He examines three trends (cultural, technological, and structural) which will eventually determine whether or not a given organization survives. He characterizes the first as the Death of the Corporate Myth: there are no jobs for life, no careers even, not in the traditional sense. The second is manifest in the rapid rise of portals for real time, instant information sharing, and Internet communities. As for the third trend, organizations (willingly or not) are being changed from stand-alone hierarchies to interconnected webs of alliances, partnerships, and outsourcing relationships. Unlike Compliance Companies, Creation Companies have leaders who emphasize freedom, not control;, an understanding that success means creating the new, not replicating the old; and finally, have a work style that values individual expression and collaborative work, rather than a work style that values group conformity and individual effort which ensures that conformity. Two other recently published books address many of the same issues: Hamels Leading the Revolution and The Cluetrain Manifesto co-authored by Locke, Levine, Searls, and Weinburger.

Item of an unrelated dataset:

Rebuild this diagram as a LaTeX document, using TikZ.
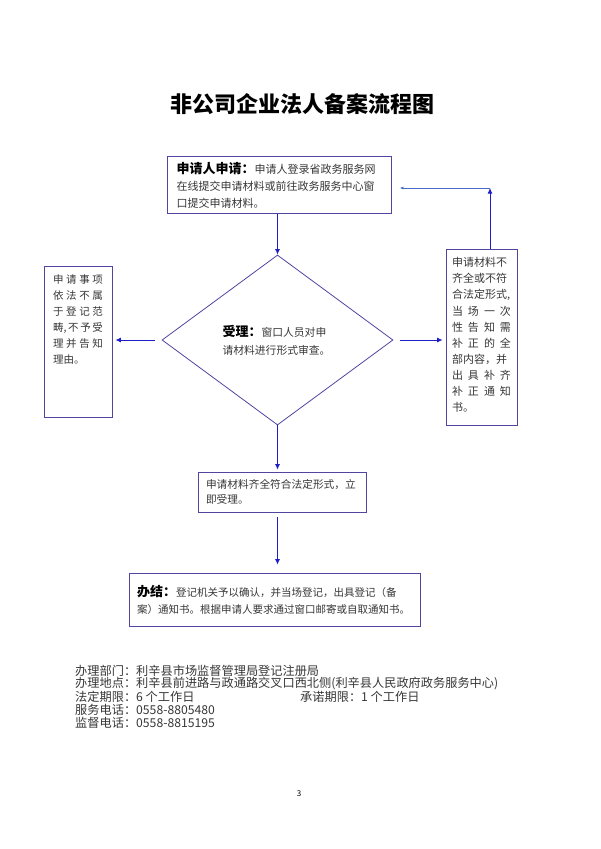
\documentclass[tikz,border=0pt]{standalone}
\usepackage{fontspec}
\setmainfont{Noto Sans CJK SC}
\usetikzlibrary{arrows.meta,shapes.geometric}

\definecolor{boxline}{RGB}{80,70,160}
\definecolor{flowblue}{RGB}{30,30,200}
\definecolor{backline}{RGB}{70,110,200}
\definecolor{bodytext}{RGB}{55,55,55}

\newcommand{\spreadrow}[1]{\makebox[\linewidth][s]{#1}}
\newcommand{\headtxt}[1]{{\fontsize{13}{17}\selectfont\bfseries\color{black}#1}}

\tikzset{
  box/.style={draw=boxline, line width=0.8pt, text=bodytext, inner ysep=0pt},
  flow/.style={draw=flowblue, line width=0.9pt, -{Latex[length=5.5pt,width=5pt]}},
  flowthin/.style={draw=backline, line width=0.6pt, -{Latex[length=3.5pt,width=3pt]}},
  foot/.style={anchor=west, inner sep=0pt, font=\fontsize{12.2}{13}\selectfont, text=bodytext},
}

\begin{document}
\begin{tikzpicture}[x=1pt, y=-1pt]
\useasboundingbox[fill=white] (0,0) rectangle (600,849);

\node[font=\fontsize{22}{26}\selectfont\bfseries] (title) at (302.5,104) {非公司企业法人备案流程图};

% boxes
\node[box, minimum width=224pt, minimum height=57pt, text width=206pt, inner xsep=9pt, align=left, font=\fontsize{11}{17}\selectfont] (apply) at (279.5,185)
  {\headtxt{申请人申请：}申请人登录省政务服务网\\在线提交申请材料或前往政务服务中心窗\\口提交申请材料。};
\node[box, diamond, minimum width=231pt, minimum height=170pt, inner sep=0pt, text width=110pt, align=left, font=\fontsize{10.8}{18}\selectfont] (check) at (277.5,340)
  {\headtxt{受理：}窗口人员对申\\请材料进行形式审查。};
\node[box, minimum width=68pt, minimum height=151pt, inner sep=0pt, font=\fontsize{10.5}{16}\selectfont] (reject) at (78,341.5)
  {\parbox[c][151pt][t]{50pt}{\vspace*{9pt}\spreadrow{申 请 事 项}\\\spreadrow{依 法 不 属}\\\spreadrow{于 登 记 范}\\\spreadrow{畴, 不 予 受}\\\spreadrow{理 并 告 知}\\理由。}};
\node[box, minimum width=71pt, minimum height=176pt, inner sep=0pt, font=\fontsize{11}{16.1}\selectfont] (correct) at (481.5,337)
  {\parbox[c][176pt][t]{59pt}{\vspace*{8.5pt}申请材料不\\齐全或不符\\合法定形式,\\\spreadrow{当 场 一 次}\\\spreadrow{性 告 知 需}\\\spreadrow{补 正 的 全}\\部内容，并\\\spreadrow{出 具 补 齐}\\\spreadrow{补 正 通 知}\\书。}};
\node[box, minimum width=168pt, minimum height=40pt, text width=152pt, inner xsep=8pt, align=left, font=\fontsize{10.7}{15}\selectfont] (accept) at (282,492)
  {申请材料齐全符合法定形式，立\\即受理。};
\node[box, minimum width=291pt, minimum height=53pt, text width=275pt, inner xsep=8pt, align=left, font=\fontsize{10.5}{17}\selectfont] (finish) at (274.5,599.5)
  {\headtxt{办结：}登记机关予以确认，并当场登记，出具登记（备\\案）通知书。根据申请人要求通过窗口邮寄或自取通知书。};

% arrows
\draw[flow] (check.north |- apply.south) -- (check.north);
\draw[flow, shorten <=7pt, shorten >=3pt] (check.west) -- (check.west -| reject.east);
\draw[flow, shorten <=7pt, shorten >=3pt] (check.east) -- (check.east -| correct.west);
\coordinate (back) at (490,188);
\draw[flow] (back |- correct.north) -- (back);
\draw[flowthin, shorten >=8pt] (back) -- (back -| apply.east);
\draw[flow, shorten >=2pt] (check.south) -- (check.south |- accept.north);
\draw[flow, shorten <=5pt, shorten >=8pt] (check.south |- accept.south) -- (check.south |- finish.north);

% footer
\node[foot] (dept) at (75,670.5) {办理部门：利辛县市场监督管理局登记注册局};
\node[foot] (place) at (75,683.5) {办理地点：利辛县前进路与政通路交叉口西北侧(利辛县人民政府政务服务中心)};
\node[foot] (legal) at (75,696.5) {法定期限：6 个工作日};
\node[foot] (promise) at (300,696.5) {承诺期限：1 个工作日};
\node[foot] (service) at (75,709.5) {服务电话：0558-8805480};
\node[foot] (watch) at (75,722.5) {监督电话：0558-8815195};
\node[font=\fontsize{8}{9}\selectfont] (pageno) at (299,794) {3};
\end{tikzpicture}
\end{document}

The whoosh to which the title refers what can happen in a Creation Company when, as one executive explained, We were all working hard. We were heading in the right direction and the next thing you know, things were just falling our way and we were running and gunning and boom, we were there. Thats what [italics] whoosh feels like. In other words, those involved are in active, indeed intensive collaboration. Together, they enter what has been referred to in competitive athletics as the zone. The basketball touches only the bottom of the net. For a batter, each baseball thrown by the pitcher seems to be the size of a melon. For collaborators such as those described in Bennis Organizing Genius, there is a moment when they finally realize how to create the first nuclear weapon (The Manhattan Project) or the first feature-length animated film (Snow White and the Seven Dwarfs) or the first personal computer (Xerox PARC). All of the hard work, countless failures, and personal sacrifices have finally made this shared moment possible. There is a collective adrenaline rush.

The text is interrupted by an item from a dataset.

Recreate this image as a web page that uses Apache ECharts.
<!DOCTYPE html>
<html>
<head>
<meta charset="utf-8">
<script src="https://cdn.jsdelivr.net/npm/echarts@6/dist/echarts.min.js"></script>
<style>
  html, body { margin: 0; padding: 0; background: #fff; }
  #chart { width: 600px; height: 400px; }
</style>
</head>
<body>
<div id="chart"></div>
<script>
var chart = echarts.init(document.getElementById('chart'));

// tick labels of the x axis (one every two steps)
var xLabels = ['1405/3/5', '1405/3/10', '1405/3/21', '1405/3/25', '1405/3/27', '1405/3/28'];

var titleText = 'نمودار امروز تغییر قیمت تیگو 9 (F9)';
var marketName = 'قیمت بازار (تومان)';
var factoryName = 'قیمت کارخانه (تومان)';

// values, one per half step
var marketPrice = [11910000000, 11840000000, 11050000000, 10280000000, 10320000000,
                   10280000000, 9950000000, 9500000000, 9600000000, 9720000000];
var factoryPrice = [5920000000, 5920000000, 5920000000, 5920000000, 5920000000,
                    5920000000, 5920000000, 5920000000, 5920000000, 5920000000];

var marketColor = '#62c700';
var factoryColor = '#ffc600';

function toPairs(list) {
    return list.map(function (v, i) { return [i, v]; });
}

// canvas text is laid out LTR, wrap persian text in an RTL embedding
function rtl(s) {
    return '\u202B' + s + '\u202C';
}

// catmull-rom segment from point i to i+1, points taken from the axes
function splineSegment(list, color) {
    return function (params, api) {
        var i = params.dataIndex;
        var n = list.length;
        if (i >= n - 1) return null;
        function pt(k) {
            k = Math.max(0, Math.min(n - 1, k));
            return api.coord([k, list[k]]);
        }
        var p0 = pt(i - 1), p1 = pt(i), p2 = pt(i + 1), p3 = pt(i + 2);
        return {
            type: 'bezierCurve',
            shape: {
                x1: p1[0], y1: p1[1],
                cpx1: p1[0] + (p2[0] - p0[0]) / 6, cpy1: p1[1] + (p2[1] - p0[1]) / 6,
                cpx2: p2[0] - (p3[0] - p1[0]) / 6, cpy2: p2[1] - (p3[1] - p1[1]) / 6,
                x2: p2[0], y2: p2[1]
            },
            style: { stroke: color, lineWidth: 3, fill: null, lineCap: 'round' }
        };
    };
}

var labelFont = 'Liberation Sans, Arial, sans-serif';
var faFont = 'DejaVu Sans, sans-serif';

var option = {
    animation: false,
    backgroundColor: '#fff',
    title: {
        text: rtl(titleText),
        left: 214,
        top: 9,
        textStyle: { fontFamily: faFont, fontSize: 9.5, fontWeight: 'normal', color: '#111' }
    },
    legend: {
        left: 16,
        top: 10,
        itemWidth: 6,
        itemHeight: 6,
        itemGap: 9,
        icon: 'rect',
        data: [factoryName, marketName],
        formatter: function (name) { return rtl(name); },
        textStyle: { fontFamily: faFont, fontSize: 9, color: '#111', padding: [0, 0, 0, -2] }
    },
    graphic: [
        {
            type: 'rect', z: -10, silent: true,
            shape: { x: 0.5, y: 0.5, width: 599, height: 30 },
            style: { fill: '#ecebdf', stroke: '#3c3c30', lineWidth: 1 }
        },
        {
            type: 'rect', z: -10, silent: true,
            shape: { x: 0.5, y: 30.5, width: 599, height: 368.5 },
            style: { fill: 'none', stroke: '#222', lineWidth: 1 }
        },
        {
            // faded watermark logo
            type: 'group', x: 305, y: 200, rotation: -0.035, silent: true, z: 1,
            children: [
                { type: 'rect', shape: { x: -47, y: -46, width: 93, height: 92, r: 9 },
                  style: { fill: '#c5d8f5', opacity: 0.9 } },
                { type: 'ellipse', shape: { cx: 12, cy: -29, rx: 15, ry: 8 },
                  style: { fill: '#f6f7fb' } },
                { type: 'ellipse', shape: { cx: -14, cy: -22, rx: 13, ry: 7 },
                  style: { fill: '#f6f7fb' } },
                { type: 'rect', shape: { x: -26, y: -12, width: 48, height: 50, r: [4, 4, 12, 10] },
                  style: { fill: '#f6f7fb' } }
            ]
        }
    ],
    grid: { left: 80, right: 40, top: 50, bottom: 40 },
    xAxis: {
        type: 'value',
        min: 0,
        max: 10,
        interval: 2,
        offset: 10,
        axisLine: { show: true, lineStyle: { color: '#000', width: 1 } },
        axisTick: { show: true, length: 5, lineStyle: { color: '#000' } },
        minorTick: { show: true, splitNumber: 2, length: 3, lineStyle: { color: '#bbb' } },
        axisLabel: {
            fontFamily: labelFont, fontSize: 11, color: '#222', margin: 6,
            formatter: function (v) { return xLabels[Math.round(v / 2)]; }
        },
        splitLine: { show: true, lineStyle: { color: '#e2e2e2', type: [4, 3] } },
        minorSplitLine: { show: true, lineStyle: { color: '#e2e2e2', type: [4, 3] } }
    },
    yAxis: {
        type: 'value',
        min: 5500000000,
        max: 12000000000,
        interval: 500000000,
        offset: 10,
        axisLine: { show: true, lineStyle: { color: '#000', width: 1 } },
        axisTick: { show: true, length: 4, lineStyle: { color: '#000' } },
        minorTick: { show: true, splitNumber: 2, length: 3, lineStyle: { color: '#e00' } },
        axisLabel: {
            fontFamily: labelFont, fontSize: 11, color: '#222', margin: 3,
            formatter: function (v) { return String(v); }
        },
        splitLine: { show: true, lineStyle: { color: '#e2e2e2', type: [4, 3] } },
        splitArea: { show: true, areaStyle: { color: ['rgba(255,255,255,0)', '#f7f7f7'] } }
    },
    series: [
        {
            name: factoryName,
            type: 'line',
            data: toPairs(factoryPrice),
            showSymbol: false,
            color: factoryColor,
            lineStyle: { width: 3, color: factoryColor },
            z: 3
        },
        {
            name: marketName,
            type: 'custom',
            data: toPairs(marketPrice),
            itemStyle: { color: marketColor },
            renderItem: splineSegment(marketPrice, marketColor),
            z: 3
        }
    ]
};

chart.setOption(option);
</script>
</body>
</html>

Such a moment is obviously rare but virtually (no pun intended) impossible in Compliance Companies which, in terms of their culture and structure, are antithetical to a whoosh. McGehee correctly stresses the importance of rigorous and constant conversations about what an ortganization really values most. What are its non-negotiable values? Do these values nourish and enrich what are the dominant components of a Creation Company? Specifically, leaders who emphasize freedom, not control, an understanding that success means creating the new, not replicating the old; and finally, have a work style that values individual expression and collaborative work, rather than a work style that values group conformity and individual effort which ensures that conformity.

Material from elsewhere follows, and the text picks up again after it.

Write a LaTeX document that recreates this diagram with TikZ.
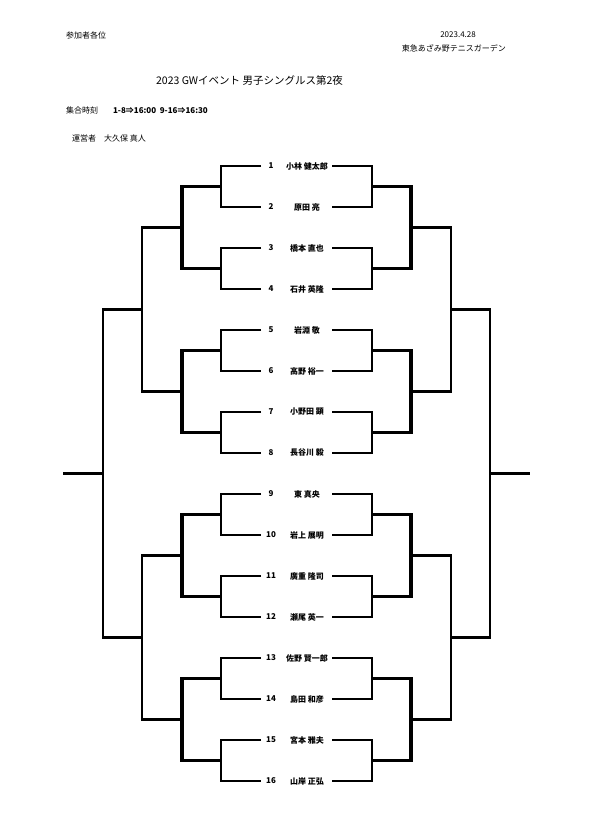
\documentclass[tikz,border=0pt]{standalone}
\usepackage{fontspec}
\setmainfont{Noto Sans CJK JP}
\usetikzlibrary{positioning, calc}

\tikzset{
    txt/.style={inner sep=0pt, font=\fontsize{8bp}{9bp}\selectfont},
    plr/.style={inner sep=0pt, font=\fontsize{8bp}{9bp}\selectfont\bfseries},
    rd1/.style={line width=2.8bp},
    rd2/.style={line width=3.1bp},
    rd3/.style={line width=2.4bp},
    rd4/.style={line width=2.2bp},
    rd5/.style={line width=2.4bp},
}

\begin{document}
\begin{tikzpicture}[x=1bp, y=-1bp, line join=miter]
    \useasboundingbox (0,0) rectangle (592,839);

    % Header
    \node[txt, anchor=west] (to) at (66,35.5) {参加者各位};
    \node[txt, anchor=east] (date) at (476,35) {2023.4.28};
    \node[txt, anchor=east] (venue) at (506,48) {東急あざみ野テニスガーデン};
    \node[inner sep=0pt, font=\fontsize{10.5bp}{12bp}\selectfont] (title) at (249.5,80.5) {2023 GWイベント 男子シングルス第2夜};
    \node[txt, anchor=west] (meet) at (66,110.5) {集合時刻};
    \node[plr, right=14.5bp of meet] (times) {1-8⇒16:00 \ 9-16⇒16:30};
    \node[txt, anchor=west] (staff) at (72,138) {運営者　大久保 真人};

    % Columns (left / right)
    \foreach \r/\xl/\xr in {1/221/372, 2/182/411, 3/142/451, 4/103/490, 5/63/530} {
        \coordinate (cL\r) at (\xl,0);
        \coordinate (cR\r) at (\xr,0);
    }

    % Players
    \foreach \i/\nm in {1/小林 健太郎, 2/原田 亮, 3/橋本 直也, 4/石井 英隆,
                        5/岩淵 敬, 6/高野 裕一, 7/小野田 顕, 8/長谷川 毅,
                        9/東 真央, 10/岩上 展明, 11/廣重 隆司, 12/瀬尾 英一,
                        13/佐野 賢一郎, 14/島田 和彦, 15/宮本 雅夫, 16/山岸 正弘} {
        \pgfmathsetmacro\yy{166+41*(\i-1)}
        \node[plr] (num\i) at (271,\yy) {\i};
        \node[plr] (name\i) at (307,\yy) {\nm};
        \coordinate (L0n\i) at (261,\yy);
        \coordinate (R0n\i) at (332,\yy);
    }

    % Rounds
    \foreach \r [evaluate=\r as \p using int(\r-1)] in {1,...,4} {
        \pgfmathtruncatemacro\nm{16/2^\r}
        \foreach \k [evaluate=\k as \a using int(2*\k-1), evaluate=\k as \b using int(2*\k)] in {1,...,\nm} {
            \draw[rd\r] (L\p n\a) -- (L\p n\a -| cL\r) -- (L\p n\b -| cL\r) -- (L\p n\b);
            \draw[rd\r] (R\p n\a) -- (R\p n\a -| cR\r) -- (R\p n\b -| cR\r) -- (R\p n\b);
            \coordinate (L\r n\k) at ($(L\p n\a -| cL\r)!.5!(L\p n\b -| cL\r)$);
            \coordinate (R\r n\k) at ($(R\p n\a -| cR\r)!.5!(R\p n\b -| cR\r)$);
        }
    }

    % Final
    \draw[rd5] (L4n1) -- (L4n1 -| cL5);
    \draw[rd5] (R4n1) -- (R4n1 -| cR5);
\end{tikzpicture}
\end{document}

If you believe in the values of a Creation Company and are currently involved in a Compliance Company, you have two choices: either do everything possible to help it become a Creation Company or leave it and become involved with one which is. Keep in mind that anyone who is totally committed to those values is viewed as dangerous to those who dont. For me, one of this brilliant books most important points is that Creation Companies are (by nature) a serious threat to Compliance Companies. They have unleashed, nourished, and sustained a creative spirit which achieves for them a decisive competitive advantage. McGehee urges his reader to challenge and test the examples and models he provides. Use them to change yourself and your organization. Use them to develop creative possibility, and to unleash your own [italics] whoosh. If you accept the challenge, through this book, McGehee will accompany you each step of the way. The decision is yours.